__WHAT YOU WILL DO__
Do not copy the pictures; transcribe all other material exactly.

__SOURCE MATERIAL__
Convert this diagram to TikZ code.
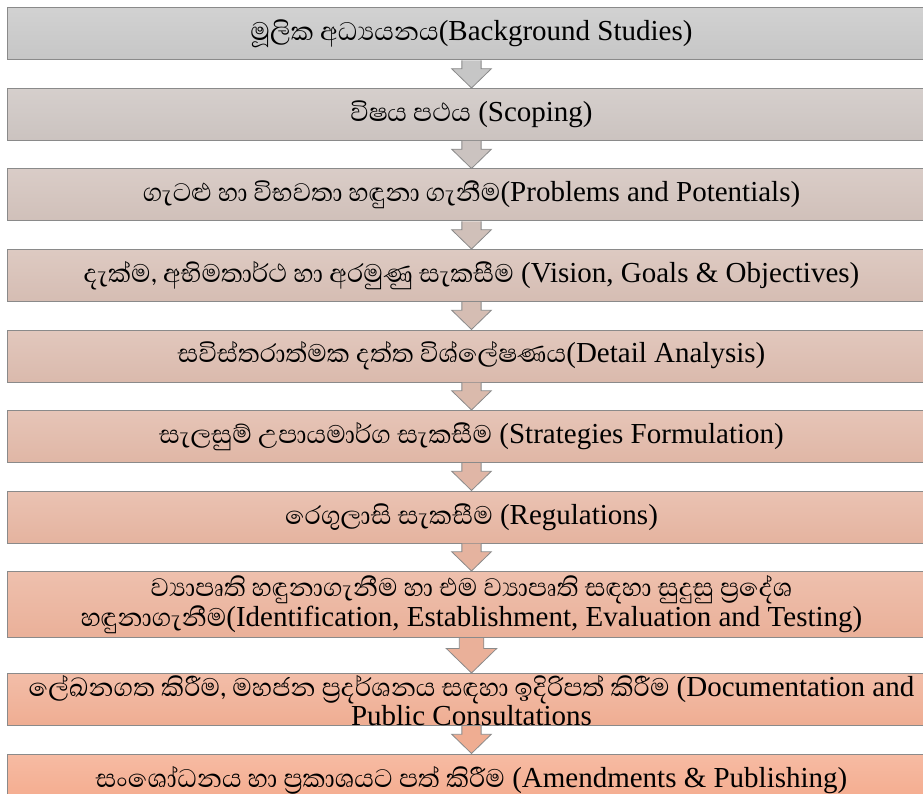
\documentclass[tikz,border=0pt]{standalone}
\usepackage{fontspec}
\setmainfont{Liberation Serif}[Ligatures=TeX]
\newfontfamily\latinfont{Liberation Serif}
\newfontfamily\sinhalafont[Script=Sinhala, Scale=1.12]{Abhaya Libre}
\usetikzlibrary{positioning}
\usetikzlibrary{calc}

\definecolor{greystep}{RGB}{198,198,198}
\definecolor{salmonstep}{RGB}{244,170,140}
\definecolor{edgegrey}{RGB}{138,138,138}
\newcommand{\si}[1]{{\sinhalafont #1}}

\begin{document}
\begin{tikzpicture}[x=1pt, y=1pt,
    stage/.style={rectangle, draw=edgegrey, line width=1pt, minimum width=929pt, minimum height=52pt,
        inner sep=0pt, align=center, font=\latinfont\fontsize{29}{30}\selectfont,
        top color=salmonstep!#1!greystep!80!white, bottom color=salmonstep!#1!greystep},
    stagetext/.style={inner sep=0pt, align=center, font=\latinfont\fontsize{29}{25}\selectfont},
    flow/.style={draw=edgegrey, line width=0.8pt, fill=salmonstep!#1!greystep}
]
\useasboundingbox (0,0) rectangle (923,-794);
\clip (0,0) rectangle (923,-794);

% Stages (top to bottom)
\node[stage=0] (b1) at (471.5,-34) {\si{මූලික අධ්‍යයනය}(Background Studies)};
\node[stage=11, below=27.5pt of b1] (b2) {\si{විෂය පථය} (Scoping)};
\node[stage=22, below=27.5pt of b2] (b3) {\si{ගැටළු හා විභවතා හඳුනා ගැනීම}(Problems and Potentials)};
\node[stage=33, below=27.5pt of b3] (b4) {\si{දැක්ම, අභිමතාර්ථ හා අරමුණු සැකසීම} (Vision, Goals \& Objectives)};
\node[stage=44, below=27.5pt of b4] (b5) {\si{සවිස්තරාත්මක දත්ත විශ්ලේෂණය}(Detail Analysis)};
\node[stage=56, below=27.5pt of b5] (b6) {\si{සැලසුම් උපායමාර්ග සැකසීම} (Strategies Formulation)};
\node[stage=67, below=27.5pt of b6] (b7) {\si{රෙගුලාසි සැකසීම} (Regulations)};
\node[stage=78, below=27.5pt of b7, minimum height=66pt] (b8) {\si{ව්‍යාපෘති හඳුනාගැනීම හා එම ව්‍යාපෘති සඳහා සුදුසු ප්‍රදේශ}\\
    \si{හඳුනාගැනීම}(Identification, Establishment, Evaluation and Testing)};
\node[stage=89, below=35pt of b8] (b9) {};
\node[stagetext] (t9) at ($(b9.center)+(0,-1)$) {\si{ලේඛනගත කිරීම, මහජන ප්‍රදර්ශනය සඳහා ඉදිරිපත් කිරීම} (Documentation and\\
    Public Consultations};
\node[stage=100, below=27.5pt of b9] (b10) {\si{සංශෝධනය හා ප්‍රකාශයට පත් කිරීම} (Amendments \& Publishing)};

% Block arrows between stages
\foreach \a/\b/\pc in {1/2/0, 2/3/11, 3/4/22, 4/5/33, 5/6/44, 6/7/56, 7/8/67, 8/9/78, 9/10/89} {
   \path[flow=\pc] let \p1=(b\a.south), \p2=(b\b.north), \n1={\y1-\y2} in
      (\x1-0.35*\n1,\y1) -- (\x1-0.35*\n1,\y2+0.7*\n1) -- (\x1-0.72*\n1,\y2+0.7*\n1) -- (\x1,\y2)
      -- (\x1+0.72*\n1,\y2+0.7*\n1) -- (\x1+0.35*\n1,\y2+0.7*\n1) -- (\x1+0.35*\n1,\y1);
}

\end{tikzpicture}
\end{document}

__OUTPUT__
Convert this diagram to TikZ code.
\documentclass[tikz,border=0pt]{standalone}
\usepackage{fontspec}
\setmainfont{Liberation Serif}[Ligatures=TeX]
\newfontfamily\latinfont{Liberation Serif}
\newfontfamily\sinhalafont[Script=Sinhala, Scale=1.12]{Abhaya Libre}
\usetikzlibrary{positioning}
\usetikzlibrary{calc}

\definecolor{greystep}{RGB}{198,198,198}
\definecolor{salmonstep}{RGB}{244,170,140}
\definecolor{edgegrey}{RGB}{138,138,138}
\newcommand{\si}[1]{{\sinhalafont #1}}

\begin{document}
\begin{tikzpicture}[x=1pt, y=1pt,
    stage/.style={rectangle, draw=edgegrey, line width=1pt, minimum width=929pt, minimum height=52pt,
        inner sep=0pt, align=center, font=\latinfont\fontsize{29}{30}\selectfont,
        top color=salmonstep!#1!greystep!80!white, bottom color=salmonstep!#1!greystep},
    stagetext/.style={inner sep=0pt, align=center, font=\latinfont\fontsize{29}{25}\selectfont},
    flow/.style={draw=edgegrey, line width=0.8pt, fill=salmonstep!#1!greystep}
]
\useasboundingbox (0,0) rectangle (923,-794);
\clip (0,0) rectangle (923,-794);

% Stages (top to bottom)
\node[stage=0] (b1) at (471.5,-34) {\si{මූලික අධ්‍යයනය}(Background Studies)};
\node[stage=11, below=27.5pt of b1] (b2) {\si{විෂය පථය} (Scoping)};
\node[stage=22, below=27.5pt of b2] (b3) {\si{ගැටළු හා විභවතා හඳුනා ගැනීම}(Problems and Potentials)};
\node[stage=33, below=27.5pt of b3] (b4) {\si{දැක්ම, අභිමතාර්ථ හා අරමුණු සැකසීම} (Vision, Goals \& Objectives)};
\node[stage=44, below=27.5pt of b4] (b5) {\si{සවිස්තරාත්මක දත්ත විශ්ලේෂණය}(Detail Analysis)};
\node[stage=56, below=27.5pt of b5] (b6) {\si{සැලසුම් උපායමාර්ග සැකසීම} (Strategies Formulation)};
\node[stage=67, below=27.5pt of b6] (b7) {\si{රෙගුලාසි සැකසීම} (Regulations)};
\node[stage=78, below=27.5pt of b7, minimum height=66pt] (b8) {\si{ව්‍යාපෘති හඳුනාගැනීම හා එම ව්‍යාපෘති සඳහා සුදුසු ප්‍රදේශ}\\
    \si{හඳුනාගැනීම}(Identification, Establishment, Evaluation and Testing)};
\node[stage=89, below=35pt of b8] (b9) {};
\node[stagetext] (t9) at ($(b9.center)+(0,-1)$) {\si{ලේඛනගත කිරීම, මහජන ප්‍රදර්ශනය සඳහා ඉදිරිපත් කිරීම} (Documentation and\\
    Public Consultations};
\node[stage=100, below=27.5pt of b9] (b10) {\si{සංශෝධනය හා ප්‍රකාශයට පත් කිරීම} (Amendments \& Publishing)};

% Block arrows between stages
\foreach \a/\b/\pc in {1/2/0, 2/3/11, 3/4/22, 4/5/33, 5/6/44, 6/7/56, 7/8/67, 8/9/78, 9/10/89} {
   \path[flow=\pc] let \p1=(b\a.south), \p2=(b\b.north), \n1={\y1-\y2} in
      (\x1-0.35*\n1,\y1) -- (\x1-0.35*\n1,\y2+0.7*\n1) -- (\x1-0.72*\n1,\y2+0.7*\n1) -- (\x1,\y2)
      -- (\x1+0.72*\n1,\y2+0.7*\n1) -- (\x1+0.35*\n1,\y2+0.7*\n1) -- (\x1+0.35*\n1,\y1);
}

\end{tikzpicture}
\end{document}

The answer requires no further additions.